The Act also included the Drug Free Schools and Communities Act, which required colleges to establish drug abuse education and prevention programs.

== Impact ==

The law led to an increase in average time imprisoned for drug crimes from 22 months to 33 months.

== Racial effect ==

The Anti-Drug Abuse Act created a significant disparity in the sentences imposed for crimes involving powder cocaine versus crack cocaine, with the ratio of 100 to 1. For example, a drug crime involving 5 grams of crack cocaine resulted in a mandatory minimum sentence of 5 years in federal prison, while crimes involving 500 grams of powder cocaine received the same sentence. After the Anti-Drug Abuse Act, the number of black people sent to federal prison skyrocketed from approximately 50 in 100,000 adults to approximately 250 in 100,000 adults.
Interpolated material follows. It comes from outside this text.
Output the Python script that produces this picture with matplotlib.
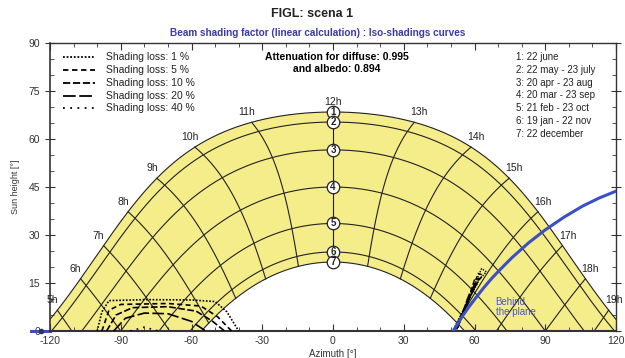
import numpy as np
import matplotlib.pyplot as plt
from matplotlib.ticker import MultipleLocator

plt.rcParams['font.family'] = ['Liberation Sans', 'DejaVu Sans']
plt.rcParams['axes.unicode_minus'] = False

# site and sun path data
latitude = 45.0
date_labels = ['1: 22 june', '2: 22 may - 23 july', '3: 20 apr - 23 aug',
               '4: 20 mar - 23 sep', '5: 21 feb - 23 oct', '6: 19 jan - 22 nov',
               '7: 22 december']
declinations = [23.44, 20.3, 11.6, 0.0, -11.4, -20.3, -23.44]
hours = list(range(5, 20))

# iso-shading curves (azimuth, height)
iso_labels = ['Shading loss: 1 %', 'Shading loss: 5 %', 'Shading loss: 10 %',
              'Shading loss: 20 %', 'Shading loss: 40 %']
iso_styles = [(0, (1, 1)), (0, (3, 2)), (0, (4, 1.5)), (0, (7, 2)), (0, (1, 3))]
iso_left_az = [
    [-100, -98, -95, -80, -60, -50, -45, -40],
    [-98, -95, -90, -70, -56, -49, -43],
    [-96, -92, -85, -70, -58, -51, -46],
    [-93, -88, -80, -70, -60, -54],
    [-86, -80, -74],
]
iso_left_h = [
    [0, 6, 9.5, 9.8, 9.7, 9.2, 6, 0],
    [0, 6.5, 8.3, 8.6, 7.8, 4.5, 0],
    [0, 5, 7.3, 7.6, 6.2, 3, 0],
    [0, 4, 5.6, 5.4, 3, 0],
    [0, 1.2, 0],
]
iso_right_az = [
    [51, 57, 62, 65, 63, 58, 52],
    [51.5, 57, 61.5, 63.5, 61.5, 57.5, 52.5],
    [52, 57, 61, 62, 60, 56.5, 53],
    [52.5, 57, 60, 60.5, 58, 55],
    [53, 56, 58.5, 57, 54],
]
iso_right_h = [
    [0.5, 9, 16, 18.5, 19.5, 11, 0.5],
    [0.5, 9, 15.5, 17.5, 18, 9.5, 1.5],
    [0.5, 9, 15, 16.5, 16, 8, 2],
    [0.5, 8.5, 14, 15, 12, 6],
    [1, 7, 12, 10, 4],
]

# "behind the plane" limit
behind_az = [51, 53, 55, 58, 61, 64, 67.5, 71, 76, 83, 90, 98, 106, 113, 121]
behind_h = [0, 2.4, 4.8, 7.9, 10.8, 13.6, 16.6, 19.3, 23, 27.6, 31.6, 35.6, 39.1, 41.6, 44]
behind_stub_az = [-128, -120]
behind_stub_h = [0, 0]


def sun_position(decl, hour_angle):
    d = np.radians(decl)
    H = np.radians(hour_angle)
    phi = np.radians(latitude)
    sin_h = np.sin(phi) * np.sin(d) + np.cos(phi) * np.cos(d) * np.cos(H)
    h = np.degrees(np.arcsin(sin_h))
    az = np.degrees(np.arctan2(np.sin(H) * np.cos(d),
                               np.cos(H) * np.cos(d) * np.sin(phi) - np.sin(d) * np.cos(phi)))
    return az, h


fig = plt.figure(figsize=(6.25, 3.58), dpi=100)
ax = fig.add_axes([0.08, 0.0754, 0.9056, 0.8045])
ax.set_xlim(-120, 120)
ax.set_ylim(0, 90)

# yellow zone between june and december paths
H_all = np.linspace(-180, 180, 1441)
az_s, h_s = sun_position(declinations[0], H_all)
az_w, h_w = sun_position(declinations[-1], H_all)
ms = h_s >= 0
mw = h_w >= 0
poly_az = np.concatenate([az_s[ms], az_w[mw][::-1]])
poly_h = np.concatenate([np.clip(h_s[ms], 0, None), np.clip(h_w[mw][::-1], 0, None)])
ax.fill(poly_az, poly_h, color='#f4ed8a', zorder=1, lw=0)

# date curves
for d in declinations:
    az, h = sun_position(d, H_all)
    h = np.where(h >= 0, h, np.nan)
    ax.plot(az, h, color='#222222', lw=0.8, zorder=2)

# hour lines
decl_range = np.linspace(declinations[-1], declinations[0], 300)
for hr in hours:
    az, h = sun_position(decl_range, (hr - 12) * 15.0)
    h = np.where(h >= 0, h, np.nan)
    ax.plot(az, h, color='#222222', lw=0.8, zorder=2)

    # hour label near the june curve
    az1, h1 = sun_position(declinations[0], (hr - 12) * 15.0)
    ax.annotate(f'{hr}h', (az1, h1), xytext=(np.sign(az1) * 5, 10),
                textcoords='offset pixels', ha='center', va='center',
                fontsize=7.5, color='#222222', zorder=5, annotation_clip=False)

# numbered markers at noon
for i, d in enumerate(declinations):
    az0, h0 = sun_position(d, 0.0)
    ax.plot(az0, h0, 'o', ms=9, mfc='white', mec='#222222', mew=0.9, zorder=4)
    ax.text(az0, h0, str(i + 1), ha='center', va='center', fontsize=7,
            fontweight='bold', color='#222222', zorder=5)

# iso-shading curves
for i in range(len(iso_labels)):
    ax.plot(iso_left_az[i], iso_left_h[i], color='black', lw=1.2,
            linestyle=iso_styles[i], zorder=3)
    ax.plot(iso_right_az[i], iso_right_h[i], color='black', lw=1.0,
            linestyle=iso_styles[i], zorder=3)

# behind the plane
ax.plot(behind_az, behind_h, color='#3c4fc4', lw=2.2, zorder=3)
ax.plot(behind_stub_az, behind_stub_h, color='#3c4fc4', lw=2.2, zorder=1.9, clip_on=False)
ax.plot([-124], [0], 'o', ms=3, color='#33335a', zorder=3, clip_on=False)
ax.text(69, 7.5, 'Behind\nthe plane', color='#4a55d0', fontsize=7,
        ha='left', va='center', linespacing=0.95, zorder=5)

# legend of iso-shading lines
for i, lab in enumerate(iso_labels):
    y = 0.951 - i * 0.0445
    ax.plot([0.023, 0.079], [y, y], transform=ax.transAxes, color='black',
            lw=1.3, linestyle=iso_styles[i], zorder=5)
    ax.text(0.099, y, lab, transform=ax.transAxes, fontsize=7.5,
            va='center', ha='left', color='#222222')

# date legend
for i, lab in enumerate(date_labels):
    ax.text(0.824, 0.951 - i * 0.0444, lab, transform=ax.transAxes, fontsize=7,
            va='center', ha='left', color='#222222')

ax.text(0.507, 0.951, 'Attenuation for diffuse: 0.995', transform=ax.transAxes,
        fontsize=7.5, fontweight='bold', ha='center', va='center')
ax.text(0.507, 0.909, 'and albedo: 0.894', transform=ax.transAxes,
        fontsize=7.5, fontweight='bold', ha='center', va='center')

# axes styling
ax.xaxis.set_major_locator(MultipleLocator(30))
ax.xaxis.set_minor_locator(MultipleLocator(10))
ax.yaxis.set_major_locator(MultipleLocator(15))
ax.yaxis.set_minor_locator(MultipleLocator(5))
ax.tick_params(axis='both', which='both', direction='in', top=True, right=True,
               labelsize=7.5, labelcolor='#333333', color='#333333')
ax.tick_params(axis='both', which='major', length=5)
ax.tick_params(axis='both', which='minor', length=3)
ax.tick_params(axis='y', which='major', direction='inout', length=7)
for sp in ax.spines.values():
    sp.set_color('#333333')
    sp.set_linewidth(1.0)
ax.spines['bottom'].set_linewidth(1.5)
ax.spines['left'].set_linewidth(1.2)

ax.set_xlabel('Azimuth [°]', fontsize=7, labelpad=2, color='#333333')
ax.set_ylabel('Sun height [°]', fontsize=6.5, labelpad=6, color='#333333')

fig.text(0.5, 0.961, 'FIGL: scena 1', ha='center', va='center',
         fontsize=9, fontweight='bold', color='#222222')
fig.text(0.508, 0.908, 'Beam shading factor (linear calculation) : Iso-shadings curves',
         ha='center', va='center', fontsize=7.2, fontweight='bold', color='#3a3aa8')

fig.savefig('out.png', dpi=100)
The Act also led to an increased disparity in prison sentencing lengths between races. Prior to the enactment of the Anti-Drug Abuse Act, black people received sentences for drug-related crimes which were 11% longer than sentences received by whites who committed the same offense. In the years that followed, this disparity increased to 49%. This led to racial and class imbalance, with minorities facing harsher punishments for the use and sale of the same drug as their affluent, white counterparts.